The product has a form that the end user fills out in order to pay a bill. For the user’s convenience, the form is prefilled from any of several sources. For example, if the user has made a payment before, we’ll use the address they filled in last time. If they have not made a payment but the system knows the address that their statement was mailed to, it will use that. There is also a test mode that can provide prefills, and defaults to use when no prefill value is found.

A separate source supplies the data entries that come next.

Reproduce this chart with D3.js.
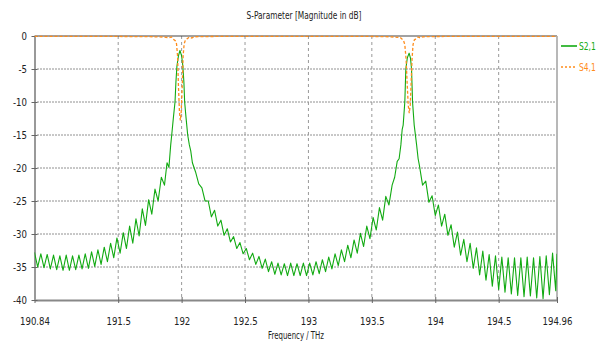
<!DOCTYPE html>
<html><head><meta charset="utf-8">
<script src="https://cdn.jsdelivr.net/npm/d3@7/dist/d3.min.js"></script>
<style>
html,body{margin:0;padding:0;background:#fff;}
svg text{font-family:"DejaVu Sans","Liberation Sans",sans-serif;}
</style></head>
<body>
<svg id="chart" width="599" height="342"></svg>
<script>
const title = "S-Parameter [Magnitude in dB]";
const xTitle = "Frequency / THz";
const seriesNames = ["S2,1", "S4,1"];
const xTicks = [190.84, 191.5, 192, 192.5, 193, 193.5, 194, 194.5, 194.96];
const yTicks = [0, -5, -10, -15, -20, -25, -30, -35, -40];
const xDomain = [190.84, 194.96];
const yDomain = [-40, 0];

// S2,1 magnitude (dB): [frequency THz, dB]
const s21 = [
[190.840,-32.8],[190.865,-35.0],[190.890,-33.0],[190.915,-35.1],[190.940,-33.1],[190.965,-35.3],
[190.990,-33.2],[191.015,-35.4],[191.040,-33.3],[191.065,-35.5],[191.090,-33.2],[191.115,-35.5],
[191.140,-33.3],[191.165,-35.4],[191.190,-33.2],[191.215,-35.3],[191.240,-33.0],[191.265,-35.2],
[191.290,-32.7],[191.315,-34.9],[191.340,-32.4],[191.365,-34.6],[191.390,-32.0],[191.415,-34.2],
[191.440,-31.4],[191.465,-33.6],[191.490,-30.6],[191.515,-32.9],[191.540,-29.8],[191.565,-32.2],
[191.590,-28.8],[191.615,-31.4],[191.640,-27.7],[191.665,-30.3],[191.690,-26.2],[191.715,-28.7],
[191.740,-24.8],[191.765,-27.0],[191.790,-23.2],[191.815,-25.0],[191.840,-21.4],[191.865,-22.6],
[191.885,-19.2],[191.900,-19.9],[191.914,-16.5],[191.922,-15.0],[191.935,-12.4],[191.948,-10.0],
[191.955,-7.0],[191.963,-4.6],[191.975,-3.0],[191.987,-2.2],[192.000,-3.0],[192.010,-4.6],
[192.018,-7.0],[192.024,-10.0],[192.035,-12.4],[192.048,-15.0],[192.061,-16.5],[192.072,-17.4],
[192.085,-19.2],[192.110,-20.6],[192.135,-22.4],[192.160,-23.0],[192.185,-25.0],[192.210,-25.0],
[192.235,-27.4],[192.260,-26.4],[192.285,-28.8],[192.310,-27.9],[192.335,-30.2],[192.360,-29.2],
[192.385,-31.2],[192.410,-30.4],[192.435,-32.2],[192.460,-31.3],[192.485,-33.0],[192.510,-32.2],
[192.535,-33.9],[192.560,-32.9],[192.585,-34.6],[192.610,-33.4],[192.635,-35.2],[192.660,-33.8],
[192.685,-35.7],[192.710,-34.2],[192.735,-36.1],[192.760,-34.4],[192.785,-36.2],[192.810,-34.5],
[192.835,-36.3],[192.860,-34.4],[192.885,-36.3],[192.910,-34.5],[192.935,-36.3],[192.960,-34.4],
[192.985,-36.3],[193.010,-34.4],[193.035,-36.2],[193.060,-34.2],[193.085,-36.0],[193.110,-33.9],
[193.135,-35.7],[193.160,-33.5],[193.185,-35.3],[193.210,-33.0],[193.235,-34.8],[193.260,-32.4],
[193.285,-34.2],[193.310,-31.7],[193.335,-33.6],[193.360,-30.9],[193.385,-32.9],[193.410,-29.9],
[193.435,-31.9],[193.460,-28.8],[193.485,-30.7],[193.510,-27.5],[193.535,-29.4],[193.560,-26.0],
[193.585,-27.9],[193.610,-24.3],[193.635,-25.6],[193.660,-22.6],[193.680,-21.4],[193.700,-19.0],
[193.715,-18.6],[193.729,-16.5],[193.739,-14.2],[193.747,-13.5],[193.760,-10.0],[193.768,-5.0],
[193.780,-3.3],[193.794,-2.6],[193.805,-3.4],[193.813,-5.0],[193.821,-10.0],[193.834,-13.5],
[193.853,-16.5],[193.865,-18.6],[193.875,-19.6],[193.900,-22.6],[193.925,-22.0],[193.950,-25.2],
[193.975,-24.2],[194.000,-27.2],[194.025,-25.6],[194.050,-28.8],[194.075,-27.0],[194.100,-30.2],
[194.125,-28.6],[194.150,-32.0],[194.175,-29.7],[194.200,-33.2],[194.225,-30.8],[194.250,-34.2],
[194.275,-31.4],[194.300,-35.2],[194.325,-32.1],[194.350,-36.2],[194.375,-32.6],[194.400,-37.0],
[194.425,-33.1],[194.450,-37.9],[194.475,-33.3],[194.500,-38.4],[194.525,-33.5],[194.550,-38.8],
[194.575,-33.6],[194.600,-39.1],[194.625,-33.6],[194.650,-39.3],[194.675,-33.6],[194.700,-39.5],
[194.725,-33.5],[194.750,-39.4],[194.775,-33.6],[194.800,-39.7],[194.825,-33.4],[194.850,-39.8],
[194.875,-33.3],[194.900,-39.2],[194.925,-32.9],[194.950,-38.6],[194.960,-33.0]
];

// S4,1 magnitude (dB)
const s41 = [
[190.84,-0.05],[191.00,-0.05],[191.20,-0.05],[191.40,-0.06],[191.60,-0.08],[191.75,-0.10],
[191.85,-0.15],[191.90,-0.25],[191.92,-0.15],[191.935,-0.5],[191.95,-0.7],[191.96,-1.2],
[191.968,-3.0],[191.975,-7.5],[191.983,-11.5],[191.99,-12.8],[191.997,-11.5],[192.005,-7.5],
[192.012,-3.0],[192.02,-1.2],[192.03,-0.6],[192.045,-0.4],[192.06,-0.15],[192.08,-0.3],
[192.10,-0.12],[192.20,-0.08],[192.40,-0.05],[192.60,-0.05],[192.80,-0.05],[193.00,-0.05],
[193.20,-0.05],[193.40,-0.06],[193.55,-0.08],[193.65,-0.12],[193.70,-0.2],[193.72,-0.15],
[193.735,-0.4],[193.75,-0.7],[193.76,-1.3],[193.77,-3.5],[193.778,-7.0],[193.787,-10.5],
[193.795,-11.7],[193.803,-10.5],[193.81,-7.0],[193.817,-3.5],[193.825,-1.3],[193.835,-0.6],
[193.85,-0.4],[193.865,-0.15],[193.88,-0.3],[193.90,-0.12],[194.00,-0.08],[194.20,-0.05],
[194.50,-0.05],[194.70,-0.05],[194.96,-0.05]
];

const colors = ["#12aa12", "#ff8c1a"];

const svg = d3.select("#chart");
const m = {left: 34.5, right: 557, top: 36, bottom: 300};
const x = d3.scaleLinear().domain(xDomain).range([m.left, m.right]);
const y = d3.scaleLinear().domain(yDomain).range([m.bottom, m.top]);

// grid
svg.append("g").selectAll("line").data(yTicks.filter(v => v > -40 && v < 0)).join("line")
  .attr("x1", m.left).attr("x2", m.right).attr("y1", d => y(d)).attr("y2", d => y(d))
  .attr("stroke", "#222").attr("stroke-width", 1).attr("stroke-dasharray", "1,2");
svg.append("g").selectAll("line").data(xTicks.slice(1, -1)).join("line")
  .attr("x1", d => x(d)).attr("x2", d => x(d)).attr("y1", m.top).attr("y2", m.bottom)
  .attr("stroke", "#999").attr("stroke-width", 1).attr("stroke-dasharray", "3,3");

// frame top/right
svg.append("line").attr("x1", m.left).attr("x2", m.right).attr("y1", m.top).attr("y2", m.top)
  .attr("stroke", "#444").attr("stroke-width", 1);
svg.append("line").attr("x1", m.right).attr("x2", m.right).attr("y1", m.top).attr("y2", m.bottom)
  .attr("stroke", "#b8b8b8").attr("stroke-width", 2);

// axes
const xAxis = d3.axisBottom(x).tickValues(xTicks).tickFormat(d => String(d)).tickSizeInner(3).tickSizeOuter(0).tickPadding(14);
const gx = svg.append("g").attr("transform", `translate(0,${m.bottom})`).call(xAxis);
gx.select(".domain").attr("stroke", "#888").attr("stroke-width", 2);
gx.selectAll(".tick line").attr("stroke", "#666").attr("y1", -3).attr("y2", 3);
gx.selectAll(".tick text").attr("fill", "#222").attr("font-size", 11)
  .attr("transform", "scale(0.78,1)");

const yAxis = d3.axisLeft(y).tickValues(yTicks).tickFormat(d => String(d)).tickSizeInner(3).tickSizeOuter(0).tickPadding(5);
const gy = svg.append("g").attr("transform", `translate(${m.left},0)`).call(yAxis);
gy.select(".domain").attr("stroke", "#999").attr("stroke-width", 2);
gy.selectAll(".tick line").attr("stroke", "#666").attr("x1", -3).attr("x2", 3);
gy.selectAll(".tick text").attr("fill", "#222").attr("font-size", 11)
  .attr("x", -7.5 / 0.78).attr("transform", "scale(0.78,1)");

// clip
svg.append("clipPath").attr("id", "clip").append("rect")
  .attr("x", m.left).attr("y", m.top - 2).attr("width", m.right - m.left).attr("height", m.bottom - m.top + 2);

const line = d3.line().x(d => x(d[0])).y(d => y(d[1]));
const plot = svg.append("g").attr("clip-path", "url(#clip)");
plot.append("path").datum(s21).attr("d", line).attr("fill", "none")
  .attr("stroke", colors[0]).attr("stroke-width", 1.1).attr("stroke-linejoin", "round");
plot.append("path").datum(s41).attr("d", line).attr("fill", "none")
  .attr("stroke", colors[1]).attr("stroke-width", 1.3).attr("stroke-dasharray", "3,2");

// titles
svg.append("text").attr("x", 304).attr("y", 19).attr("text-anchor", "middle")
  .attr("font-size", 11).attr("fill", "#222")
  .attr("textLength", 115).attr("lengthAdjust", "spacingAndGlyphs").text(title);
svg.append("text").attr("x", 296).attr("y", 339).attr("text-anchor", "middle")
  .attr("font-size", 11).attr("fill", "#222")
  .attr("textLength", 56).attr("lengthAdjust", "spacingAndGlyphs").text(xTitle);

// legend
const leg = svg.append("g");
seriesNames.forEach((n, i) => {
  const ly = 46 + i * 21;
  leg.append("line").attr("x1", 561).attr("x2", 577).attr("y1", ly).attr("y2", ly)
    .attr("stroke", colors[i]).attr("stroke-width", i === 0 ? 1.6 : 1.4)
    .attr("stroke-dasharray", i === 0 ? null : "2,2");
  leg.append("g").attr("transform", `translate(579,${ly + 4}) scale(0.72,1)`)
    .append("text").attr("x", 0).attr("y", 0).attr("font-size", 10.5)
    .attr("fill", colors[i]).text(n);
});
</script>
</body></html>
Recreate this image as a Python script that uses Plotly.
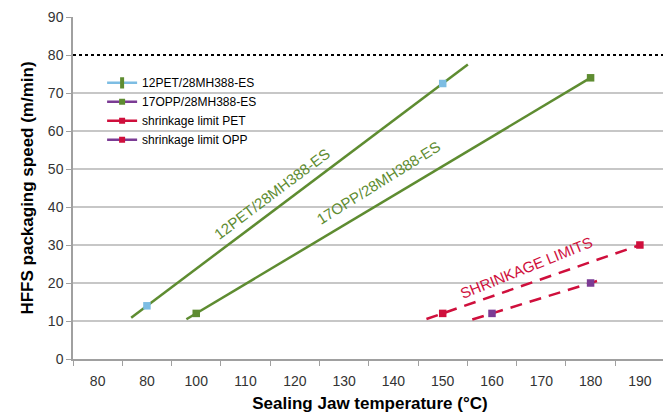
import numpy as np
import plotly.graph_objects as go

# ---- data ----
x_tickvals = [80, 90, 100, 110, 120, 130, 140, 150, 160, 170, 180, 190]
x_ticktext = ["80", "80", "100", "110", "120", "130", "140", "150", "160", "170", "180", "190"]

pet_x = [90, 150]
pet_y = [14, 72.5]
opp_x = [100, 180]
opp_y = [12, 74]
shr_pet_x = [150, 190]
shr_pet_y = [12, 30]
shr_opp_x = [160, 180]
shr_opp_y = [12, 20]
max_speed = 80

names = ["12PET/28MH388-ES", "17OPP/28MH388-ES", "shrinkage limit PET", "shrinkage limit OPP"]

GREEN = "#5e8c31"
LBLUE = "#7dbde3"
CRIMSON = "#cf0f3c"
PURPLE = "#7b3b94"

X_RANGE = [75, 195.5]


def trend(x, y, back, fwd):
    k, b = np.polyfit(x, y, 1)
    xs = np.array([min(x) - back, max(x) + fwd])
    return xs, k * xs + b


fig = go.Figure()

# max speed dotted line
fig.add_trace(go.Scatter(x=X_RANGE, y=[max_speed, max_speed], mode="lines",
                         line=dict(color="black", width=2, dash="dot"),
                         showlegend=False, hoverinfo="skip"))

# trendlines
series = [
    (pet_x, pet_y, 3.2, 5.1, GREEN, "solid", LBLUE),
    (opp_x, opp_y, 2.0, 0.3, GREEN, "solid", GREEN),
    (shr_pet_x, shr_pet_y, 3.3, 0.3, CRIMSON, "dash", CRIMSON),
    (shr_opp_x, shr_opp_y, 4.0, 1.3, CRIMSON, "dash", PURPLE),
]
for x, y, back, fwd, lc, dash, mc in series:
    tx, ty = trend(x, y, back, fwd)
    fig.add_trace(go.Scatter(x=tx, y=ty, mode="lines",
                             line=dict(color=lc, width=2.5,
                                       dash="12px,8px" if dash == "dash" else "solid"),
                             showlegend=False, hoverinfo="skip"))
for x, y, back, fwd, lc, dash, mc in series:
    fig.add_trace(go.Scatter(x=x, y=y, mode="markers",
                             marker=dict(symbol="square", size=7.5, color=mc),
                             showlegend=False))

# legend entries
legend_style = [
    (LBLUE, GREEN, "line-ns"),
    (PURPLE, GREEN, "square"),
    (CRIMSON, CRIMSON, "square"),
    (PURPLE, CRIMSON, "square"),
]
for name, (lc, mc, sym) in zip(names, legend_style):
    if sym == "line-ns":
        mk = dict(symbol="line-ns", size=8, line=dict(color=mc, width=4), color=mc)
    else:
        mk = dict(symbol="square", size=6, color=mc)
    fig.add_trace(go.Scatter(x=[None], y=[None], mode="lines+markers", name=name,
                             line=dict(color=lc, width=2.5), marker=mk))

# line annotations
fig.add_annotation(x=115.4, y=43.5, text="12PET/28MH388-ES", showarrow=False,
                   textangle=-37, font=dict(size=15, color=GREEN, family="Liberation Sans"))
fig.add_annotation(x=137.0, y=46.5, text="17OPP/28MH388-ES", showarrow=False,
                   textangle=-32, font=dict(size=15, color=GREEN, family="Liberation Sans"))
fig.add_annotation(x=167.0, y=24.0, text="SHRINKAGE LIMITS", showarrow=False,
                   textangle=-22, font=dict(size=15, color=CRIMSON, family="Liberation Sans"))

fig.update_layout(
    width=671, height=417,
    margin=dict(l=65, r=12, t=9, b=66),
    paper_bgcolor="white", plot_bgcolor="white",
    font=dict(family="Liberation Sans", size=14, color="#333"),
    legend=dict(x=0.049, y=0.85, xanchor="left", yanchor="top",
                bgcolor="rgba(0,0,0,0)", font=dict(size=12, color="black"),
                tracegroupgap=0, itemwidth=30),
    xaxis=dict(range=X_RANGE, tickmode="array", tickvals=x_tickvals, ticktext=x_ticktext,
               ticks="", showgrid=False, zeroline=False, automargin=False,
               ticklabelstandoff=8,
               showline=True, linecolor="#a0a0a0", linewidth=1.5,
               minor=dict(tickmode="linear", tick0=75, dtick=10, ticks="outside",
                          ticklen=5, tickcolor="#a0a0a0", tickwidth=1, showgrid=False),
               title=dict(text="<b>Sealing Jaw temperature (°C)</b>",
                          font=dict(size=17, color="black"), standoff=10),
               tickfont=dict(size=14, color="#333")),
    yaxis=dict(range=[0, 90], tickmode="array", tickvals=list(range(0, 91, 10)),
               ticks="outside", ticklen=5, tickcolor="#a0a0a0",
               showgrid=False, zeroline=False, automargin=False,
               showline=True, linecolor="#a0a0a0", linewidth=1.5,
               title=dict(text="<b>HFFS packaging speed (m/min)</b>",
                          font=dict(size=17, color="black"), standoff=10),
               tickfont=dict(size=14, color="#333")),
)

# horizontal gridlines (10..70) as shapes bound to the y scale
for gy in range(10, 80, 10):
    fig.add_shape(type="line", xref="paper", x0=0, x1=1, yref="y", y0=gy, y1=gy,
                  line=dict(color="#b4b4b4", width=1.5), layer="below")

fig.write_html("out.html")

The class that knows the prefill rules has a constructor that takes the different objects that prefill information can come from:

class BillPayPrefill

  def initialize(document, demo, merchant, bill_pay_request)
    @document = document
    @demo = demo
    @merchant = merchant
    @bill_pay_request = bill_pay_request
  end

  ...

end

There are about 20 fields, and so 20 methods to encapsulate the business rules for how prefill works with each field. At first, these methods looked like this:

def first_name
  if @bill_pay_request
    @bill_pay_request.billing_first_name
  elsif @document
    @document.first_name
  elsif test_mode?
    'BARNEY'
  else
    nil
  end
end

Just one or two methods like that is no big deal. But with 20 of them, we wanted a way to make the business rules stand out better. We ended up with this instead:

def first_name
  get_value do
    from_request :billing_first_name
    from_document :first_name
    when_test_mode 'BARNEY'
    default nil
  end
end

The DSL that makes this work is implemented in just a few private methods. This is the first of them. All it does is to catch a symbol and then yield to the passed block:

def get_value
  catch(:value) do
    yield
  end
end

The other methods throw a value, if it exists. If the value does not exist, they just return so that the next method can be tried:

def from_request(request_attribute)
  if @bill_pay_request
    throw :value, @bill_pay_request.send(request_attribute)
  end
end

def from_document(document_attribute)
  if @document
    throw :value, @document.send(document_attribute)
  end
end

def when_test_mode(test_value)
  if test_mode?
    throw :value, test_value
  end
end

def default(default_value)
  throw :value, default_value
end

The result of the top-level catch is the result of the first throw that gets executed. Using throw/catch gives the DSL a nice way to stop looking when the prefill value is found.